Robotic agents must master common sense and long-term sequential decisions to solve daily tasks through natural language instruction. The developments in Large Language Models (LLMs) in natural language processing have inspired efforts to use LLMs in complex robot planning. Despite LLMs' great generalization and comprehension of instruction tasks, LLMs-generated task plans sometimes lack feasibility and correctness. To address the problem, we propose a RoboGPT agent\footnote{our code and dataset will be released soon} for making embodied long-term decisions for daily tasks, with two modules: 1) LLMs-based planning with re-plan to break the task into multiple sub-goals; 2) RoboSkill individually designed for sub-goals to learn better navigation and manipulation skills. The LLMs-based planning is enhanced with a new robotic dataset and re-plan, called RoboGPT. The new robotic dataset of 67k daily instruction tasks is gathered for fine-tuning the Llama model and obtaining RoboGPT. RoboGPT planner with strong generalization can plan hundreds of daily instruction tasks. Additionally, a low-computational Re-Plan module is designed to allow plans to flexibly adapt to the environment, thereby addressing the nomenclature diversity challenge. The proposed RoboGPT agent outperforms SOTA methods on the ALFRED daily tasks. Moreover, RoboGPT planner exceeds SOTA LLM-based planners like ChatGPT in task-planning rationality for hundreds of unseen daily tasks, and even other domain tasks, while keeping the large model's original broad application and generality.
Paper Structure (19 sections, 7 equations, 5 figures, 2 tables)

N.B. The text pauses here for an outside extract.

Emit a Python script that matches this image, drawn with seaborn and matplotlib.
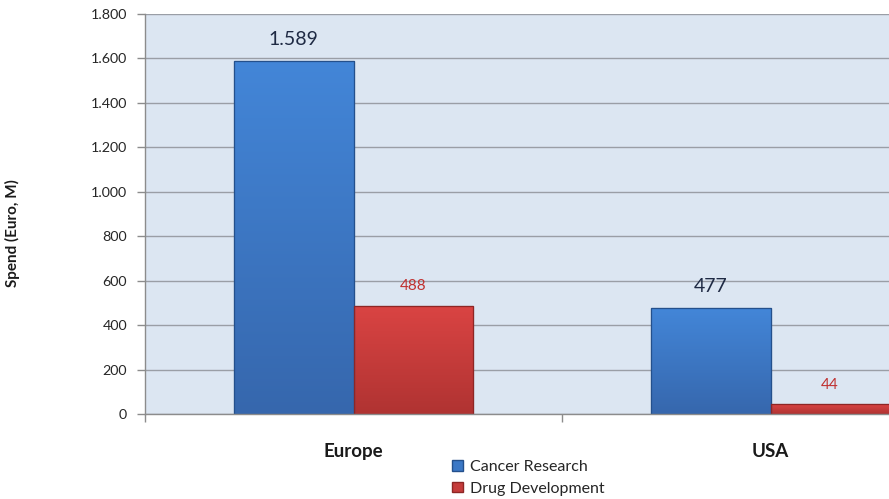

This paper contains 19 sections, 7 equations, 5 figures, 2 tables.

Figures (5)

  • Figure 1: The architecture of RoboGPT. RoboPlanner decomposes an instruction into logical subgoals. RoboSkill encompasses navigation, manipulation, and interaction with the environment sequentially based on subgoals. If a subgoal fails, Re-Plan receives feedback and generates a new plan based on environmental information, e.g., replace 'SideTable' with 'Desk'.
  • Figure 2: The framework of template feedback-based self-instruction data generation and RoboPlanner training process.
  • Figure 3: Effectiveness of Re-Plan. Re-Plan will find similar alternative objects if the subgoal object cannot be noun-aligned with the object already present in the environment.
  • Figure 4: Planning of the task with the invisible object in containers. RoboPlanner possesses the capability to comprehend object relationships, hence facilitating the accomplishment of tasks involving the presence of a target object within an enclosed area.
  • Figure 5: Verification system. The instruction task is 'Slice a tomato, put the knife in the sink, and put the sliced tomato in the fridge'. The planning of RoboGPT is 'Find a knife, pick up the knife, find a tomato, slice the tomato, find a sink, put the knife in the sink, find the sliced tomato, pick up the sliced tomato, find a fridge, open the fridge, put the sliced tomato in the fridge, close the fridge'.